We walk in two directions when we hit the tarmac of the car park, and I sigh in relief to be getting
control of my libido again. Me to the left and him to the right towards his car, throwing me a glance as
we separate and I stop to rip the can lid off the food with the little tab on top, hoping focus will simmer
my inner tingles a little.
I have no idea why he’s majorly affecting me this morning.
‘You want to come?’ Alexi’s question makes me stop and turn to look at him in surprise as he stands at
his car and opens his driver door.
‘What, me?’ I look around in case he’s asking someone else that I didn’t know was out here, and then
look back to him when I realise he’s smiling at me in wide-eyed surprise.
‘Yeah, you … Girl who made this place look amazing; could use your input over there and some of that
Cam magic.’ Alexi is in a very good mood today, it’s weird. There’s probably something wrong with him,
possibly a bang to his head—especially if he’s inviting me for a ride along to another of his businesses.
He’s all smiles and laid-back charm and I narrow my eyes at him, forgetting about dishing out Feral’s
food as he starts yowling at me nearby in annoyance.
‘You really want my company? On purpose?’ I blanch at him, and he just narrows his gaze at me,
amused but yet not. Looking at me like I might be a bit insane and he shouldn’t have to answer that.
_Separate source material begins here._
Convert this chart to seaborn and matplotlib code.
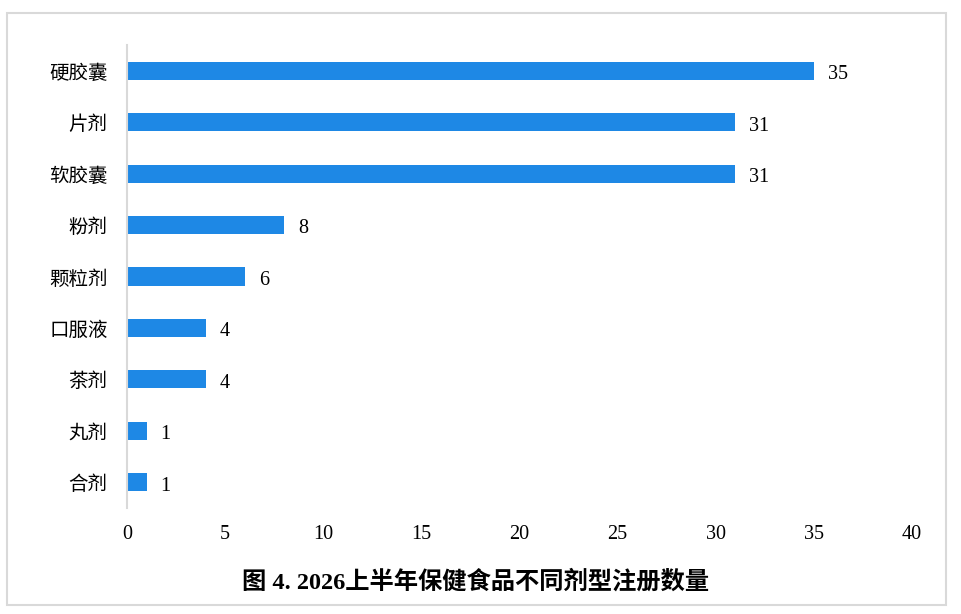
import matplotlib
matplotlib.use("Agg")
import matplotlib.pyplot as plt
from matplotlib.patches import Rectangle
import seaborn as sns
import pandas as pd

categories = ["硬胶囊", "片剂", "软胶囊", "粉剂", "颗粒剂", "口服液", "茶剂", "丸剂", "合剂"]
values = [35, 31, 31, 8, 6, 4, 4, 1, 1]
xticks = [0, 5, 10, 15, 20, 25, 30, 35, 40]
title = "图 4. 2026上半年保健食品不同剂型注册数量"

sns.set_theme(style="white")
plt.rcParams['font.family'] = ['Liberation Serif', 'Noto Sans CJK SC', 'DejaVu Sans']

df = pd.DataFrame({"cat": categories, "val": values})

fig = plt.figure(figsize=(9.61, 6.14), dpi=100)
ax = fig.add_axes([127/961, 1-508/614, (912-127)/961, (508-45)/614])

sns.barplot(data=df, x="val", y="cat", orient="h", color="#1E88E5",
            saturation=1, width=0.35, linewidth=0, ax=ax)

ax.set_xlim(0, 40)
ax.set_ylim(len(categories) - 0.5, -0.5)
ax.set_xticks(xticks)
ax.set_xticklabels([str(t) for t in xticks], fontsize=14.5,
                   family=['Liberation Serif'])
ax.set_yticks(range(len(categories)))
ax.set_yticklabels(categories, fontsize=14, family=['Noto Sans CJK SC'],
                   fontweight='light')
ax.tick_params(axis='x', length=0, pad=12, colors='#000000')
ax.tick_params(axis='y', length=0, pad=14, colors='#000000')
ax.set_xlabel("")
ax.set_ylabel("")

for s in ["top", "right", "bottom"]:
    ax.spines[s].set_visible(False)
ax.spines["left"].set_color("#d9d9d9")
ax.spines["left"].set_linewidth(1.5)

for i, v in enumerate(values):
    ax.annotate(str(v), xy=(v, i), xytext=(10, -1), textcoords="offset points",
                va="center_baseline", ha="left", fontsize=14.5,
                family=['Liberation Serif'], color="#000000")

fig.text(476/961, 1-582/614, title, ha="center", va="center", fontsize=17.5,
         fontweight="bold", family=['Liberation Serif', 'Noto Sans CJK SC'],
         color="#000000")

fig.patches.append(Rectangle((7/961, 1-605/614), (946-7)/961, (605-13)/614,
                             transform=fig.transFigure, fill=False,
                             edgecolor="#d9d9d9", linewidth=1.5))

fig.savefig("out.png", dpi=100)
I jump in fright as something pushes against my naked leg, a warm fuzzy sensation that’s completely
alien to me and look down in shock. Eyes bulging with what I see. Feral rubs his face across my naked
ankle for a second, head butting me playfully. Affectionately purring like a maniac, or a vibrating toy and
has another go at meowing pitifully.
I don’t know why this little act of trust gets to me on a major level, but I just stop every fibre of my being
and gawp down at the little crazy furball. He’s showing me some clumsy affection as he rubs his body
back and forth across me in a bid to hurry the deliverance of food, but I just stare. A lump catches in my
throat and I stand frozen, afraid to move as my eyes mist over and my heart swells so achingly it sticks
in my rib cage painfully.
‘I think he’s telling you to hurry up and feed him.’ Alexi points out the obvious, seemingly not as
impressed with this contact and not understanding the significance of this moment. My cat is touching
me … On purpose, by choice!
Feral refused to come near us, no matter how often we came out here and here he is, by his own
volition, rubbing against me gently and purring at me because he wants to. It’s a massive show of trust
and affection and I can’t believe Alexi doesn’t get it at all.